NEW YORK – Shakespeare's "Julius Caesar" is a political thriller and the version now being performed by The Public Theater in Central Park doesn't skimp on drama.
In this case, though, the drama isn't about the plot, which was written some 400 years ago, but about the way Julius Caesar, an ancient Roman dictator, is depicted: in a business suit with an American flag pin, a long tie, and reddish-blond hair.
In Shakespeare's story, Caesar is violently stabbed in the back by rival politicians, and the fact that this version's Caesar bears a striking resemblance to President Trump is raising eyebrows.
"I don't advocate violence on the president of the U.S. no matter what party they're in," said Pamela Sims, who was waiting in line for free tickets outside the Delacorte Theater.
"It's just concerning we're seeing more and more violent rhetoric towards our president in the form of the arts and Hollywood," said Chris Caulfield, who is visiting from Texas. "We all need to take a deep breath and remember most of us are somewhere in the middle."
Despite those opinions, the majority of people waiting in line for tickets to the play say they think the director should have creative license to tell the story as he pleases.
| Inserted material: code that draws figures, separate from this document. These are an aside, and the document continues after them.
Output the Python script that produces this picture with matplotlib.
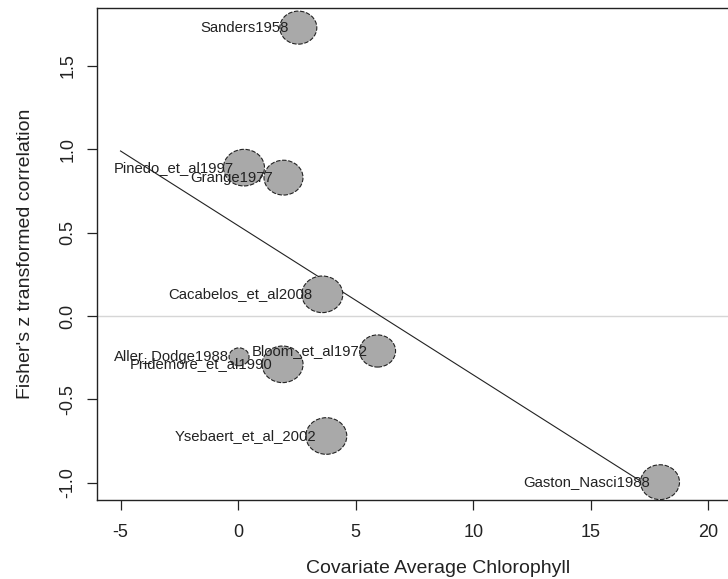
import matplotlib.pyplot as plt
from matplotlib.path import Path
from matplotlib.transforms import Affine2D

plt.rcParams['font.family'] = ['Liberation Sans', 'DejaVu Sans']

studies = ['Sanders1958', 'Pinedo_et_al1997', 'Grange1977', 'Cacabelos_et_al2008',
           'Aller_Dodge1988', 'Pridemore_et_al1990', 'Bloom_et_al1972',
           'Ysebaert_et_al_2002', 'Gaston_Nasci1988']
chlorophyll = [2.56, 0.25, 1.93, 3.58, 0.04, 1.89, 5.93, 3.75, 17.94]
fisher_z = [1.73, 0.89, 0.83, 0.13, -0.245, -0.29, -0.21, -0.72, -0.997]
# bubble widths, in pixels
bubble_px = [37, 41, 39, 41, 20, 41, 36, 41, 39]

fit_x = [-5, 18]
fit_y = [0.99, -1.07]

x_ticks = [-5, 0, 5, 10, 15, 20]
y_ticks = [-1.0, -0.5, 0.0, 0.5, 1.0, 1.5]

fig = plt.figure(figsize=(7.28, 5.79), dpi=100)
ax = fig.add_axes([97 / 728, 79 / 579, (779 - 97) / 728, (500 - 8.3) / 579])
ax.set_xlim(-6.0, 23.0)
ax.set_ylim(-1.104, 1.846)

# bubbles look a little wider than tall in the picture
ellipse = Affine2D().scale(1.12, 1.0).transform_path(Path.unit_circle())

ax.axhline(0, color='#d6d6d6', lw=1.0, zorder=1)
ax.plot(fit_x, fit_y, color='#222222', lw=0.8, zorder=2)
ax.scatter(chlorophyll, fisher_z, s=[(w * 0.72) ** 2 for w in bubble_px],
           marker=ellipse, facecolor='#a9a9a9', edgecolor='#222222',
           linewidths=0.8, linestyle=(0, (4, 1.5)), zorder=3)

for name, x, y in zip(studies, chlorophyll, fisher_z):
    ax.annotate(name, (x, y), xytext=(-10, 0), textcoords='offset pixels',
                ha='right', va='center', fontsize=10.7, color='#222222', zorder=4)

ax.set_xticks(x_ticks)
ax.set_xticklabels([str(t) for t in x_ticks])
ax.set_yticks(y_ticks)
ax.set_yticklabels([f'{t:.1f}' for t in y_ticks], rotation=90, va='center')
ax.tick_params(direction='out', length=7, width=0.9, labelsize=13,
               colors='#222222', pad=10)
ax.tick_params(axis='y', pad=8)
for sp in ax.spines.values():
    sp.set_linewidth(1.0)
    sp.set_color('#222222')

ax.set_xlabel('Covariate Average Chlorophyll', fontsize=14, color='#222222', labelpad=14)
ax.set_ylabel("Fisher's z transformed correlation", fontsize=14, color='#222222', labelpad=18)

fig.savefig('out.png', dpi=100)
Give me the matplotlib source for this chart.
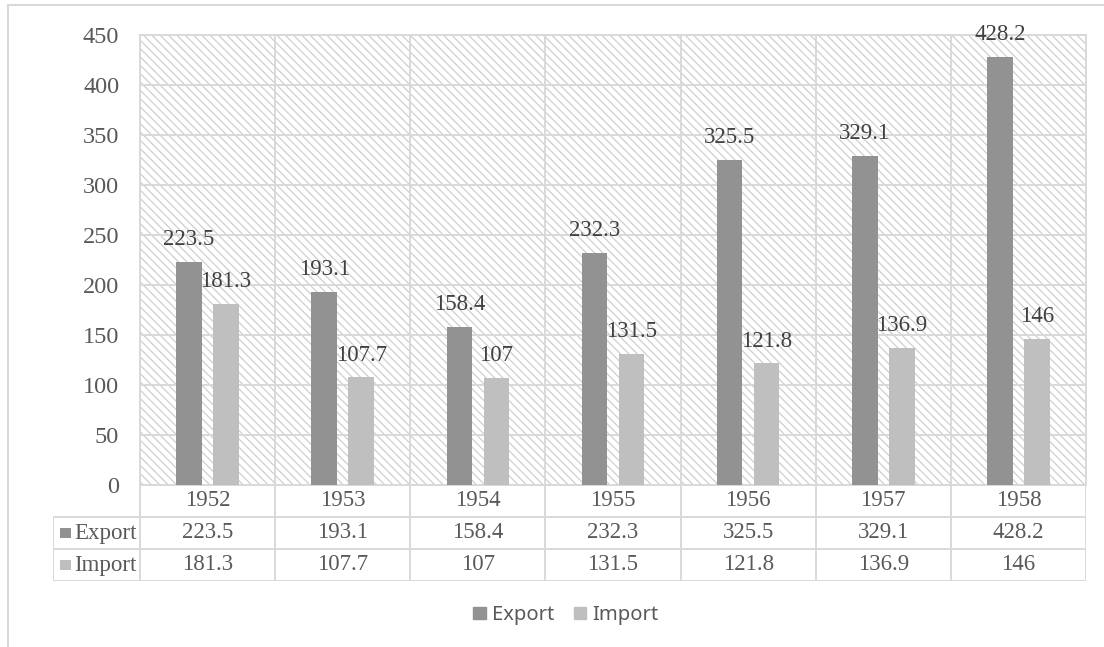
import matplotlib.pyplot as plt
from matplotlib.patches import Rectangle, Patch
import numpy as np

years = ['1952', '1953', '1954', '1955', '1956', '1957', '1958']
export = [223.5, 193.1, 158.4, 232.3, 325.5, 329.1, 428.2]
imports = [181.3, 107.7, 107, 131.5, 121.8, 136.9, 146]
series = ['Export', 'Import']

c_exp = '#929292'
c_imp = '#bfbfbf'
grid_c = '#d9d9d9'
txt_c = '#595959'
serif = 'Liberation Serif'

plt.rcParams['hatch.linewidth'] = 0.9

W, H = 1104, 647
fig = plt.figure(figsize=(W / 100, H / 100), dpi=100)

# outer frame of the chart area (runs off the right/bottom edge)
fig.patches.append(Rectangle((8 / W, -0.2), 1.2, 1 - 5 / H + 0.2, transform=fig.transFigure,
                             fill=False, ec=grid_c, lw=1.5))

ax = fig.add_axes([140 / W, (H - 485) / H, (1086 - 140) / W, (485 - 35) / H])
x = np.arange(len(years))
off, bw = 0.137, 0.19

# hatched plot background
ax.add_patch(Rectangle((0, 0), 1, 1, transform=ax.transAxes, facecolor='white',
                       hatch='\\\\\\\\', edgecolor='#cfcfcf', lw=0, zorder=0))

b1 = ax.bar(x - off, export, bw, color=c_exp, zorder=3)
b2 = ax.bar(x + off, imports, bw, color=c_imp, zorder=3)

for bars, vals in ((b1, export), (b2, imports)):
    for r, v in zip(bars, vals):
        ax.annotate(f'{v:g}', (r.get_x() + r.get_width() / 2, v), xytext=(0, 12),
                    textcoords='offset points', ha='center', va='baseline',
                    fontsize=16.5, family=serif, color='#404040', zorder=5,
                    annotation_clip=False)

ax.set_xlim(-0.5, len(years) - 0.5)
ax.set_ylim(0, 450)
ax.set_yticks(np.arange(0, 451, 50))
ax.set_xticks([])
ax.set_xticks(np.arange(-0.5, len(years)), minor=True)
ax.tick_params(axis='x', which='both', length=0, labelbottom=False)
ax.tick_params(axis='y', length=0, pad=15, labelsize=17.5, labelcolor=txt_c)
for lab in ax.get_yticklabels():
    lab.set_family(serif)
ax.grid(axis='y', color=grid_c, lw=1.4, zorder=1)
ax.grid(axis='x', which='minor', color=grid_c, lw=1.4, zorder=1)
for s in ax.spines.values():
    s.set_color(grid_c)
    s.set_linewidth(1.4)

# data table under the plot
px = 135.14
left = -0.5 - 87 / px
tab = fig.add_axes([53 / W, (H - 581) / H, (1086 - 53) / W, (581 - 485) / H])
tab.set_xlim(left, len(years) - 0.5)
tab.set_ylim(3, 0)
tab.axis('off')
lk = dict(color=grid_c, lw=1.4, solid_capstyle='butt')
tab.plot([-0.5, len(years) - 0.5], [0, 0], **lk)
for yy in (1, 2, 3):
    tab.plot([left, len(years) - 0.5], [yy, yy], **lk)
tab.plot([left, left], [1, 3], **lk)
for xx in np.arange(-0.5, len(years)):
    tab.plot([xx, xx], [0, 3], **lk)

tk = dict(ha='center', va='center', fontsize=16.5, family=serif, color=txt_c)
for i, yr in enumerate(years):
    tab.text(i, 0.5, yr, **tk)
    tab.text(i, 1.5, f'{export[i]:g}', **tk)
    tab.text(i, 2.5, f'{imports[i]:g}', **tk)

sq = 11 / px
for row, (name, col) in enumerate(zip(series, [c_exp, c_imp]), start=1):
    tab.add_patch(Rectangle((left + 7 / px, row + 0.5 - 0.17), sq, 0.34, color=col, lw=0))
    tab.text(left + 21 / px, row + 0.5, name, ha='left', va='center', fontsize=16.5,
             family=serif, color=txt_c)

handles = [Patch(color=c_exp, label=series[0]), Patch(color=c_imp, label=series[1])]
fig.legend(handles=handles, loc='center', bbox_to_anchor=(566 / W, 1 - 615 / H), ncol=2,
           frameon=False, handlelength=0.6, handleheight=0.6, handletextpad=0.3,
           columnspacing=1.0, prop={'family': 'Noto Sans', 'size': 14.5}, labelcolor=txt_c)

fig.savefig('out.png', dpi=100)
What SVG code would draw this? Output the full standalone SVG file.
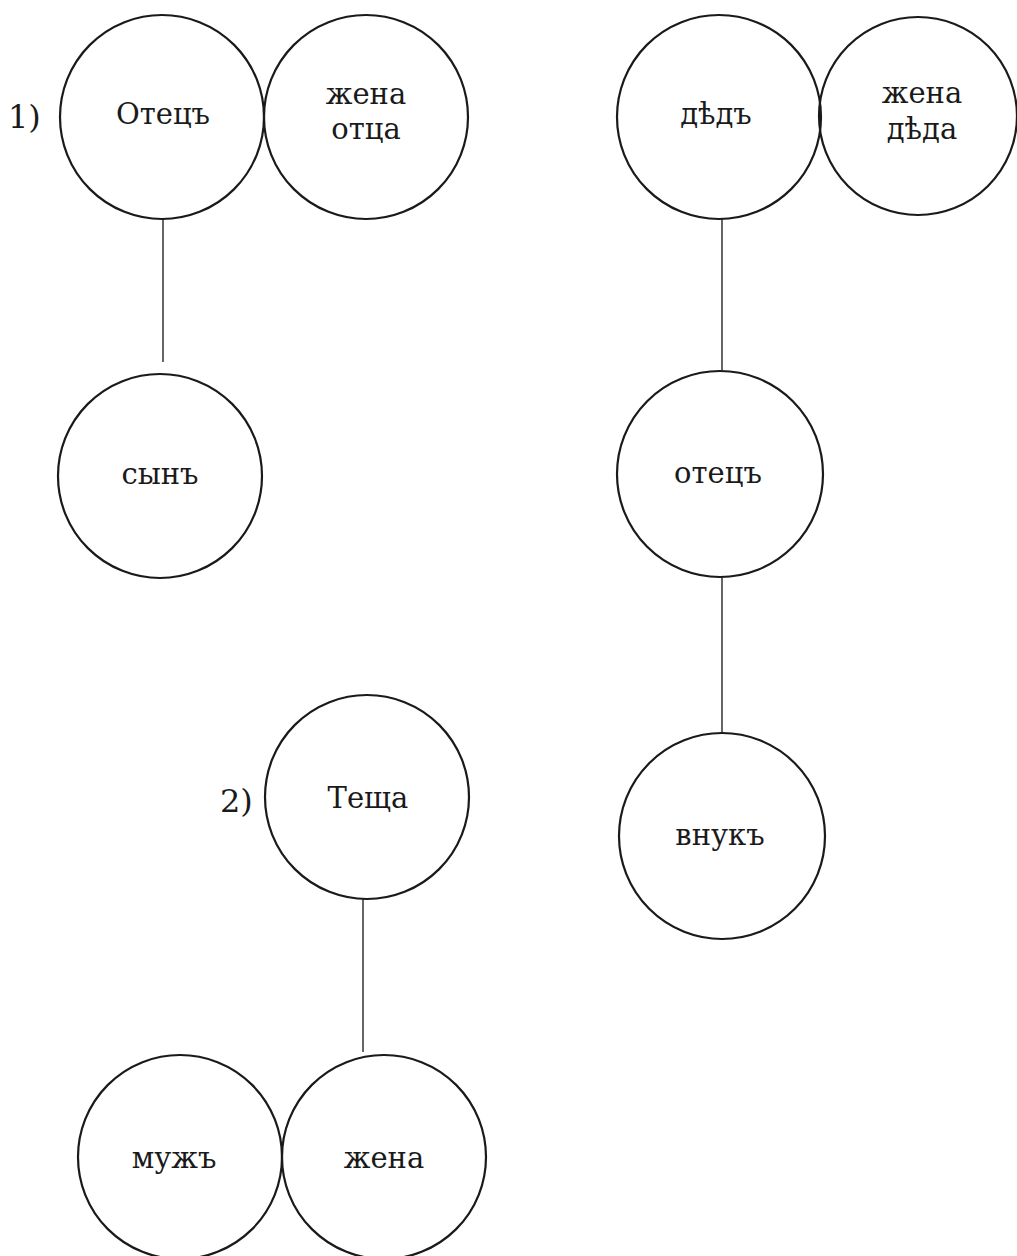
<svg xmlns="http://www.w3.org/2000/svg" width="1017" height="1256" viewBox="0 0 1017 1256">
<style>
.n{fill:none;stroke:#1a1a1a;stroke-width:2.2}
.t{font-family:"DejaVu Serif","Liberation Serif",serif;font-size:29px;fill:#1a1a1a;text-anchor:middle}
.num{font-family:"DejaVu Serif","Liberation Serif",serif;font-size:32px;fill:#1a1a1a}
.c{stroke:#333;stroke-width:1.5}
</style>
<rect width="1017" height="1256" fill="#ffffff"/>
<g id="connectors">
<line class="c" x1="163" y1="219" x2="163" y2="362"/>
<line class="c" x1="722" y1="219" x2="722" y2="370"/>
<line class="c" x1="722" y1="577" x2="722" y2="733"/>
<line class="c" x1="363" y1="899" x2="363" y2="1052"/>
</g>
<g id="label1"><text class="num" x="8" y="128">1)</text></g>
<g id="label2"><text class="num" x="220" y="812">2)</text></g>
<g id="otets1"><circle class="n" cx="162" cy="117" r="102"/><text class="t" x="163" y="124">Отецъ</text></g>
<g id="zhena-ottsa"><circle class="n" cx="366" cy="117" r="102"/><text class="t" x="366" y="104">жена</text><text class="t" x="366" y="139">отца</text></g>
<g id="ded"><circle class="n" cx="719" cy="117" r="102"/><text class="t" x="716" y="124">дѣдъ</text></g>
<g id="zhena-deda"><circle class="n" cx="918" cy="116" r="99"/><text class="t" x="922" y="103">жена</text><text class="t" x="922" y="139">дѣда</text></g>
<g id="syn"><circle class="n" cx="160" cy="476" r="102"/><text class="t" x="160" y="484">сынъ</text></g>
<g id="otets2"><circle class="n" cx="720" cy="474" r="103"/><text class="t" x="718" y="483">отецъ</text></g>
<g id="vnuk"><circle class="n" cx="722" cy="836" r="103"/><text class="t" x="720" y="845">внукъ</text></g>
<g id="teshcha"><circle class="n" cx="367" cy="797" r="102"/><text class="t" x="368" y="808">Теща</text></g>
<g id="muzh"><circle class="n" cx="180" cy="1157" r="102"/><text class="t" x="174" y="1168">мужъ</text></g>
<g id="zhena"><circle class="n" cx="384" cy="1157" r="102"/><text class="t" x="384" y="1168">жена</text></g>
</svg>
"If Trump is drawing parallels in history so be it," said Amy Cohen, in line for tickets. "But this was here long before, Shakespeare is often done in different time frames, so I don't find anything inappropriate about it."
Sam Franco, also waiting, agreed. "Art is provocative, theater is provocative," he said. "They're meant to make us reflect and make us think, they're not made to make us sit comfortably."